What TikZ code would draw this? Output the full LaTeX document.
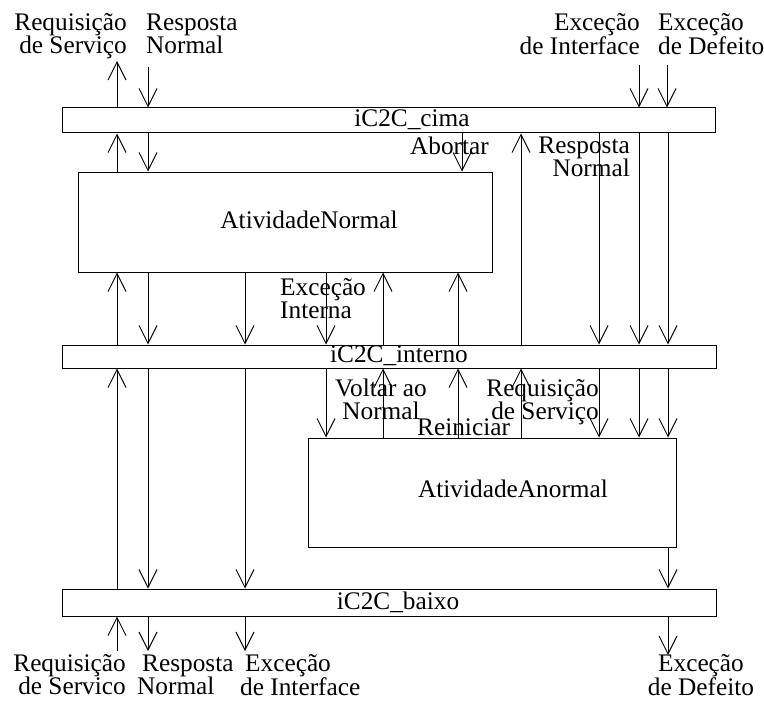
\documentclass[tikz,border=0pt]{standalone}
\usepackage{fontspec}
\setmainfont{Liberation Serif}
\usetikzlibrary{arrows.meta}
% fixed height for the first line of two-line labels
\newcommand{\lblstrut}{\rule{0pt}{20pt}}
\begin{document}
\begin{tikzpicture}[x=1pt,y=-1pt,
  every node/.style={inner sep=0pt, font=\fontsize{25.3}{23}\selectfont},
  block/.style={draw, line width=1pt, minimum width=#1},
  arr/.style={line width=1pt, -{Straight Barb[length=18pt,width=18pt]}}]
\useasboundingbox (0,0) rectangle (764,701);

% connector bars
\node[block=653, minimum height=25] (cima)    at (388.5,120.5) {};
\node[block=654, minimum height=23] (interno) at (389,356.5) {};
\node[block=654, minimum height=27] (baixo)   at (389,602.5) {};
\node[anchor=base] (cimalbl)    at (412,127) {iC2C\_cima};
\node[anchor=base] (internolbl) at (399,362) {iC2C\_interno};
\node[anchor=base] (baixolbl)   at (398,609) {iC2C\_baixo};

% activity boxes
\node[block=414, minimum height=100] (normal)  at (285,222) {};
\node[block=368, minimum height=109] (anormal) at (492,492.5) {};
\node[anchor=base] (normallbl)  at (309,228) {AtividadeNormal};
\node[anchor=base] (anormallbl) at (513,497) {AtividadeAnormal};

% external ends above and below
\coordinate (tA) at (117,61);
\coordinate (tB) at (148,67);
\coordinate (tC) at (639,65);
\coordinate (tD) at (667,65);
\coordinate (bA) at (117,651);
\coordinate (bB) at (148,651);
\coordinate (bC) at (245,651);
\coordinate (bD) at (668,655);

\draw[arr] (tA |- cima.north) -- (tA);
\foreach \c in {tB,tC,tD} \draw[arr] (\c) -- (\c |- cima.north);
\draw[arr] (bA) -- (bA |- baixo.south);
\foreach \c in {bB,bC,bD} \draw[arr] (\c |- baixo.south) -- (\c);

% cima <-> AtividadeNormal
\draw[arr] (117,0 |- normal.north) -- (117,0 |- cima.south);
\foreach \x in {148,462} \draw[arr] (\x,0 |- cima.south) -- (\x,0 |- normal.north);
% cima <-> interno
\draw[arr] (521,0 |- interno.north) -- (521,0 |- cima.south);
\foreach \x in {599,639,668} \draw[arr] (\x,0 |- cima.south) -- (\x,0 |- interno.north);
% AtividadeNormal <-> interno
\foreach \x in {117,383,458} \draw[arr] (\x,0 |- interno.north) -- (\x,0 |- normal.south);
\foreach \x in {148,245,326} \draw[arr] (\x,0 |- normal.south) -- (\x,0 |- interno.north);
% interno <-> AtividadeAnormal
\foreach \x in {383,458,521} \draw[arr] (\x,0 |- anormal.north) -- (\x,0 |- interno.south);
\foreach \x in {326,599,639,668} \draw[arr] (\x,0 |- interno.south) -- (\x,0 |- anormal.north);
% interno <-> baixo
\draw[arr] (117,0 |- baixo.north) -- (117,0 |- interno.south);
\foreach \x in {148,245} \draw[arr] (\x,0 |- interno.south) -- (\x,0 |- baixo.north);
% AtividadeAnormal -> baixo
\draw[arr] (668,0 |- anormal.south) -- (668,0 |- baixo.north);

% labels, top
\node[anchor=north east, align=right] (ltA) at (127,10) {\lblstrut Requisição\\de Serviço};
\node[anchor=north west, align=left]  (ltB) at (146,10) {\lblstrut Resposta\\Normal};
\node[anchor=north east, align=right] (ltC) at (640,10) {\lblstrut Exceção\\de Interface};
\node[anchor=north west, align=left]  (ltD) at (658,10) {\lblstrut Exceção\\de Defeito};

% labels, inner
\node[anchor=base east] (labort) at (489,154) {Abortar};
\node[anchor=north east, align=right] (lresp) at (630,133) {\lblstrut Resposta\\Normal};
\node[anchor=north west, align=left] (lexc) at (280,275) {\lblstrut Exceção\\Interna};
\node[anchor=north, align=center] (lvolt) at (381,376) {\lblstrut Voltar ao\\Normal};
\node[anchor=base west] (lrein) at (417,435) {Reiniciar};
\node[anchor=north east, align=right] (lreq) at (599,376) {\lblstrut Requisição\\de Serviço};

% labels, bottom
\node[anchor=north east, align=right] (lbA) at (126,651) {\lblstrut Requisição\\de Servico};
\node[anchor=north west, align=left]  (lbB) at (137,651) {\lblstrut\hspace{5pt}Resposta\\Normal};
\node[anchor=north west, align=left]  (lbC) at (240,651) {\lblstrut\hspace{5pt}Exceção\\de Interface};
\node[anchor=north, align=center]     (lbD) at (701,651) {\lblstrut Exceção\\de Defeito};
\end{tikzpicture}
\end{document}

◆ ◆ ◆ ◆ ◆

Requirements »
Reproduce every line of the material precisely, omitting its pictures.

Final result »
What TikZ code would draw this? Output the full LaTeX document.
\documentclass[tikz,border=0pt]{standalone}
\usepackage{fontspec}
\setmainfont{Liberation Serif}
\usetikzlibrary{arrows.meta}
% fixed height for the first line of two-line labels
\newcommand{\lblstrut}{\rule{0pt}{20pt}}
\begin{document}
\begin{tikzpicture}[x=1pt,y=-1pt,
  every node/.style={inner sep=0pt, font=\fontsize{25.3}{23}\selectfont},
  block/.style={draw, line width=1pt, minimum width=#1},
  arr/.style={line width=1pt, -{Straight Barb[length=18pt,width=18pt]}}]
\useasboundingbox (0,0) rectangle (764,701);

% connector bars
\node[block=653, minimum height=25] (cima)    at (388.5,120.5) {};
\node[block=654, minimum height=23] (interno) at (389,356.5) {};
\node[block=654, minimum height=27] (baixo)   at (389,602.5) {};
\node[anchor=base] (cimalbl)    at (412,127) {iC2C\_cima};
\node[anchor=base] (internolbl) at (399,362) {iC2C\_interno};
\node[anchor=base] (baixolbl)   at (398,609) {iC2C\_baixo};

% activity boxes
\node[block=414, minimum height=100] (normal)  at (285,222) {};
\node[block=368, minimum height=109] (anormal) at (492,492.5) {};
\node[anchor=base] (normallbl)  at (309,228) {AtividadeNormal};
\node[anchor=base] (anormallbl) at (513,497) {AtividadeAnormal};

% external ends above and below
\coordinate (tA) at (117,61);
\coordinate (tB) at (148,67);
\coordinate (tC) at (639,65);
\coordinate (tD) at (667,65);
\coordinate (bA) at (117,651);
\coordinate (bB) at (148,651);
\coordinate (bC) at (245,651);
\coordinate (bD) at (668,655);

\draw[arr] (tA |- cima.north) -- (tA);
\foreach \c in {tB,tC,tD} \draw[arr] (\c) -- (\c |- cima.north);
\draw[arr] (bA) -- (bA |- baixo.south);
\foreach \c in {bB,bC,bD} \draw[arr] (\c |- baixo.south) -- (\c);

% cima <-> AtividadeNormal
\draw[arr] (117,0 |- normal.north) -- (117,0 |- cima.south);
\foreach \x in {148,462} \draw[arr] (\x,0 |- cima.south) -- (\x,0 |- normal.north);
% cima <-> interno
\draw[arr] (521,0 |- interno.north) -- (521,0 |- cima.south);
\foreach \x in {599,639,668} \draw[arr] (\x,0 |- cima.south) -- (\x,0 |- interno.north);
% AtividadeNormal <-> interno
\foreach \x in {117,383,458} \draw[arr] (\x,0 |- interno.north) -- (\x,0 |- normal.south);
\foreach \x in {148,245,326} \draw[arr] (\x,0 |- normal.south) -- (\x,0 |- interno.north);
% interno <-> AtividadeAnormal
\foreach \x in {383,458,521} \draw[arr] (\x,0 |- anormal.north) -- (\x,0 |- interno.south);
\foreach \x in {326,599,639,668} \draw[arr] (\x,0 |- interno.south) -- (\x,0 |- anormal.north);
% interno <-> baixo
\draw[arr] (117,0 |- baixo.north) -- (117,0 |- interno.south);
\foreach \x in {148,245} \draw[arr] (\x,0 |- interno.south) -- (\x,0 |- baixo.north);
% AtividadeAnormal -> baixo
\draw[arr] (668,0 |- anormal.south) -- (668,0 |- baixo.north);

% labels, top
\node[anchor=north east, align=right] (ltA) at (127,10) {\lblstrut Requisição\\de Serviço};
\node[anchor=north west, align=left]  (ltB) at (146,10) {\lblstrut Resposta\\Normal};
\node[anchor=north east, align=right] (ltC) at (640,10) {\lblstrut Exceção\\de Interface};
\node[anchor=north west, align=left]  (ltD) at (658,10) {\lblstrut Exceção\\de Defeito};

% labels, inner
\node[anchor=base east] (labort) at (489,154) {Abortar};
\node[anchor=north east, align=right] (lresp) at (630,133) {\lblstrut Resposta\\Normal};
\node[anchor=north west, align=left] (lexc) at (280,275) {\lblstrut Exceção\\Interna};
\node[anchor=north, align=center] (lvolt) at (381,376) {\lblstrut Voltar ao\\Normal};
\node[anchor=base west] (lrein) at (417,435) {Reiniciar};
\node[anchor=north east, align=right] (lreq) at (599,376) {\lblstrut Requisição\\de Serviço};

% labels, bottom
\node[anchor=north east, align=right] (lbA) at (126,651) {\lblstrut Requisição\\de Servico};
\node[anchor=north west, align=left]  (lbB) at (137,651) {\lblstrut\hspace{5pt}Resposta\\Normal};
\node[anchor=north west, align=left]  (lbC) at (240,651) {\lblstrut\hspace{5pt}Exceção\\de Interface};
\node[anchor=north, align=center]     (lbD) at (701,651) {\lblstrut Exceção\\de Defeito};
\end{tikzpicture}
\end{document}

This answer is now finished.